What you should do:
Copy nothing but the text: reproduce each line of the listing exactly and leave the pictures out.

Given information:
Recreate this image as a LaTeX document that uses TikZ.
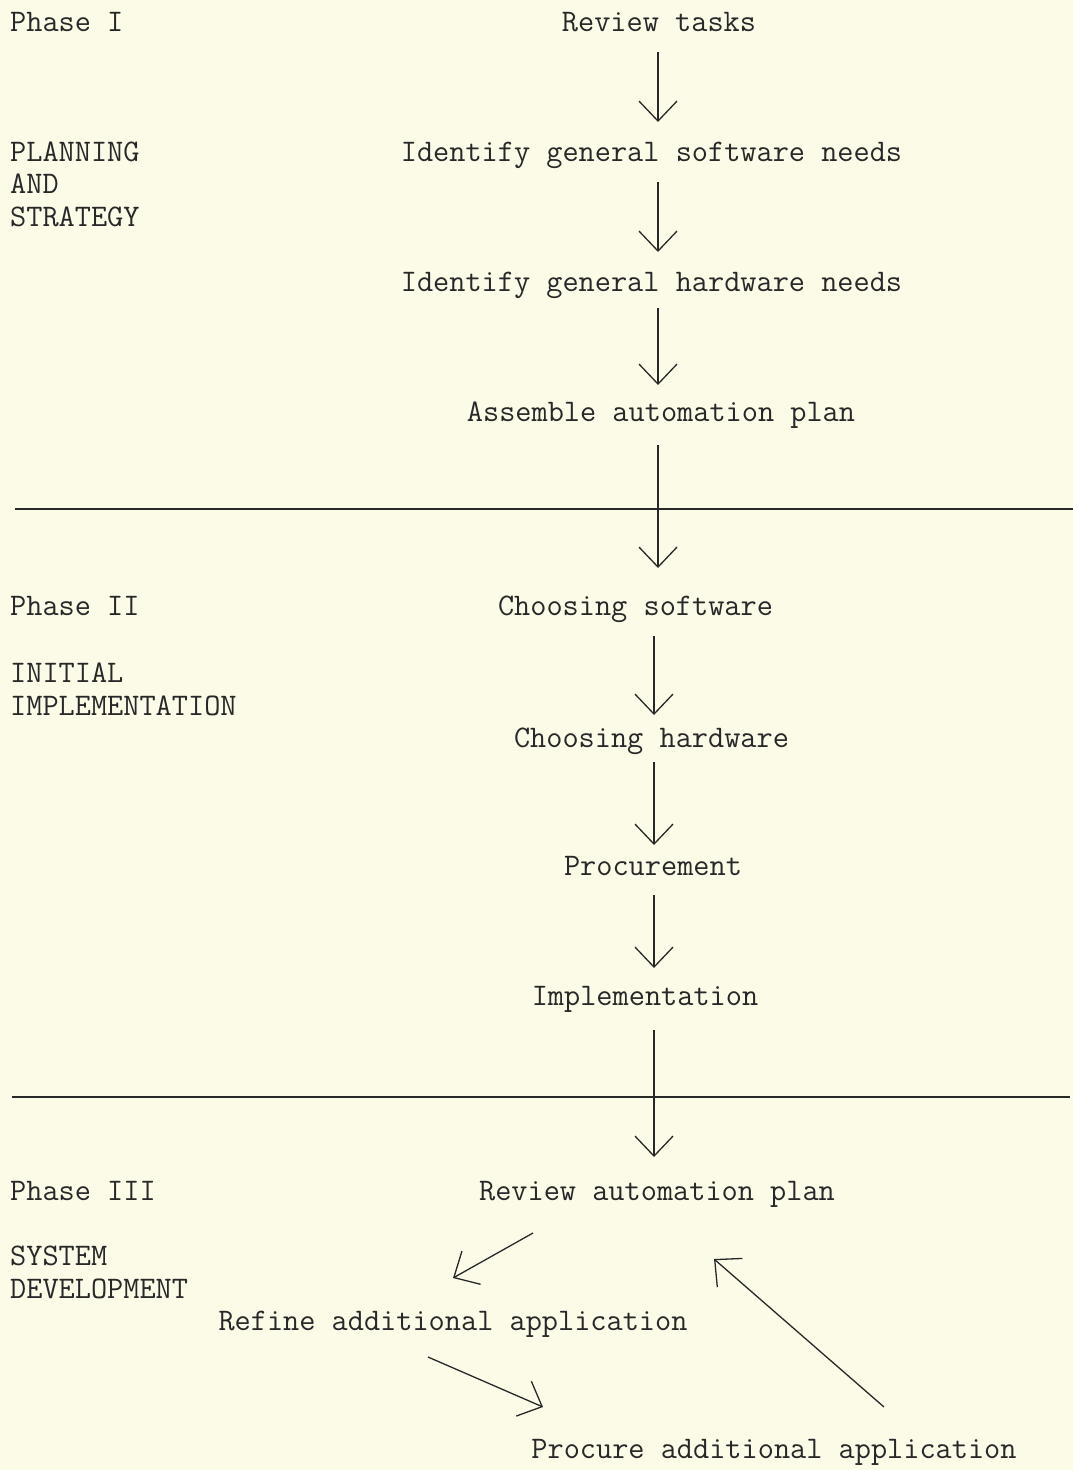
\documentclass[tikz,border=0pt]{standalone}
\usepackage{fontspec}
\usetikzlibrary{arrows.meta,calc}
\definecolor{paper}{RGB}{252,251,232}
\definecolor{ink}{RGB}{40,40,40}
\begin{document}
\begin{tikzpicture}[x=1pt,y=-1pt,
  task/.style={inner sep=0pt,text height=19pt,text depth=0pt,text=ink,
    font=\fontsize{31.4}{32}\selectfont\ttfamily},
  side/.style={inner sep=0pt,anchor=base west,align=left,text=ink,
    font=\fontsize{31.4}{32.5}\selectfont\ttfamily},
  arr/.style={draw=ink,line width=1.3pt,-{Straight Barb[length=20pt,width=38pt,line width=1.3pt]}},
  rule/.style={draw=ink,line width=1.8pt}]
\fill[paper] (0,0) rectangle (1073,1470);
\useasboundingbox (0,0) rectangle (1073,1470);
% side labels (base anchor = baseline of last line)
\node[side] (p1) at (10,31) {Phase I};
\node[side] (l1) at (10,226) {PLANNING\\AND\\STRATEGY};
\node[side] (p2) at (10,615) {Phase II};
\node[side] (l2) at (10,715) {INITIAL\\IMPLEMENTATION};
\node[side] (p3) at (10,1200) {Phase III};
\node[side] (l3) at (10,1298) {SYSTEM\\DEVELOPMENT};
% task nodes
\node[task] (rt)  at (659,22)   {Review tasks};
\node[task] (sw)  at (651.5,152) {Identify general software needs};
\node[task] (hw)  at (651.5,282) {Identify general hardware needs};
\node[task] (ap)  at (661,412)  {Assemble automation plan};
\node[task] (cs)  at (635.5,606) {Choosing software};
\node[task] (ch)  at (651.5,738) {Choosing hardware};
\node[task] (pr)  at (653,866)  {Procurement};
\node[task] (im)  at (645,996)  {Implementation};
\node[task] (rap) at (657,1191) {Review automation plan};
\node[task] (rfa) at (453,1321) {Refine additional application};
\node[task] (paa) at (774,1449) {Procure additional application};
% spines
\coordinate (s1) at (658,0);
\coordinate (s2) at (654,0);
% rules
\draw[rule] (15,509) -- (1073,509);
\draw[rule] (12,1097) -- (1070,1097);
% vertical arrows
\draw[arr] ($(s1 |- rt)+(0,30)$) -- ($(s1 |- sw)+(0,-30)$);
\draw[arr] ($(s1 |- sw)+(0,30)$) -- ($(s1 |- hw)+(0,-30)$);
\draw[arr] ($(s1 |- hw)+(0,26)$) -- ($(s1 |- ap)+(0,-27)$);
\draw[arr] ($(s1 |- ap)+(0,33)$) -- ($(s1 |- cs)+(0,-38)$);
\draw[arr] ($(s2 |- cs)+(0,30)$) -- ($(s2 |- ch)+(0,-23)$);
\draw[arr] ($(s2 |- ch)+(0,24)$) -- ($(s2 |- pr)+(0,-21)$);
\draw[arr] ($(s2 |- pr)+(0,29)$) -- ($(s2 |- im)+(0,-28)$);
\draw[arr] ($(s2 |- im)+(0,34)$) -- ($(s2 |- rap)+(0,-34)$);
% cycle arrows
\draw[arr] ($(rap)+(-124,42)$) -- ($(rfa)+(0,-43)$);
\draw[arr] ($(rfa)+(-25,36)$) -- ($(paa)+(-231,-42)$);
\draw[arr] ($(paa)+(110,-42)$) -- ($(rap)+(57,68)$);
\end{tikzpicture}
\end{document}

Reply:
Recreate this image as a LaTeX document that uses TikZ.
\documentclass[tikz,border=0pt]{standalone}
\usepackage{fontspec}
\usetikzlibrary{arrows.meta,calc}
\definecolor{paper}{RGB}{252,251,232}
\definecolor{ink}{RGB}{40,40,40}
\begin{document}
\begin{tikzpicture}[x=1pt,y=-1pt,
  task/.style={inner sep=0pt,text height=19pt,text depth=0pt,text=ink,
    font=\fontsize{31.4}{32}\selectfont\ttfamily},
  side/.style={inner sep=0pt,anchor=base west,align=left,text=ink,
    font=\fontsize{31.4}{32.5}\selectfont\ttfamily},
  arr/.style={draw=ink,line width=1.3pt,-{Straight Barb[length=20pt,width=38pt,line width=1.3pt]}},
  rule/.style={draw=ink,line width=1.8pt}]
\fill[paper] (0,0) rectangle (1073,1470);
\useasboundingbox (0,0) rectangle (1073,1470);
% side labels (base anchor = baseline of last line)
\node[side] (p1) at (10,31) {Phase I};
\node[side] (l1) at (10,226) {PLANNING\\AND\\STRATEGY};
\node[side] (p2) at (10,615) {Phase II};
\node[side] (l2) at (10,715) {INITIAL\\IMPLEMENTATION};
\node[side] (p3) at (10,1200) {Phase III};
\node[side] (l3) at (10,1298) {SYSTEM\\DEVELOPMENT};
% task nodes
\node[task] (rt)  at (659,22)   {Review tasks};
\node[task] (sw)  at (651.5,152) {Identify general software needs};
\node[task] (hw)  at (651.5,282) {Identify general hardware needs};
\node[task] (ap)  at (661,412)  {Assemble automation plan};
\node[task] (cs)  at (635.5,606) {Choosing software};
\node[task] (ch)  at (651.5,738) {Choosing hardware};
\node[task] (pr)  at (653,866)  {Procurement};
\node[task] (im)  at (645,996)  {Implementation};
\node[task] (rap) at (657,1191) {Review automation plan};
\node[task] (rfa) at (453,1321) {Refine additional application};
\node[task] (paa) at (774,1449) {Procure additional application};
% spines
\coordinate (s1) at (658,0);
\coordinate (s2) at (654,0);
% rules
\draw[rule] (15,509) -- (1073,509);
\draw[rule] (12,1097) -- (1070,1097);
% vertical arrows
\draw[arr] ($(s1 |- rt)+(0,30)$) -- ($(s1 |- sw)+(0,-30)$);
\draw[arr] ($(s1 |- sw)+(0,30)$) -- ($(s1 |- hw)+(0,-30)$);
\draw[arr] ($(s1 |- hw)+(0,26)$) -- ($(s1 |- ap)+(0,-27)$);
\draw[arr] ($(s1 |- ap)+(0,33)$) -- ($(s1 |- cs)+(0,-38)$);
\draw[arr] ($(s2 |- cs)+(0,30)$) -- ($(s2 |- ch)+(0,-23)$);
\draw[arr] ($(s2 |- ch)+(0,24)$) -- ($(s2 |- pr)+(0,-21)$);
\draw[arr] ($(s2 |- pr)+(0,29)$) -- ($(s2 |- im)+(0,-28)$);
\draw[arr] ($(s2 |- im)+(0,34)$) -- ($(s2 |- rap)+(0,-34)$);
% cycle arrows
\draw[arr] ($(rap)+(-124,42)$) -- ($(rfa)+(0,-43)$);
\draw[arr] ($(rfa)+(-25,36)$) -- ($(paa)+(-231,-42)$);
\draw[arr] ($(paa)+(110,-42)$) -- ($(rap)+(57,68)$);
\end{tikzpicture}
\end{document}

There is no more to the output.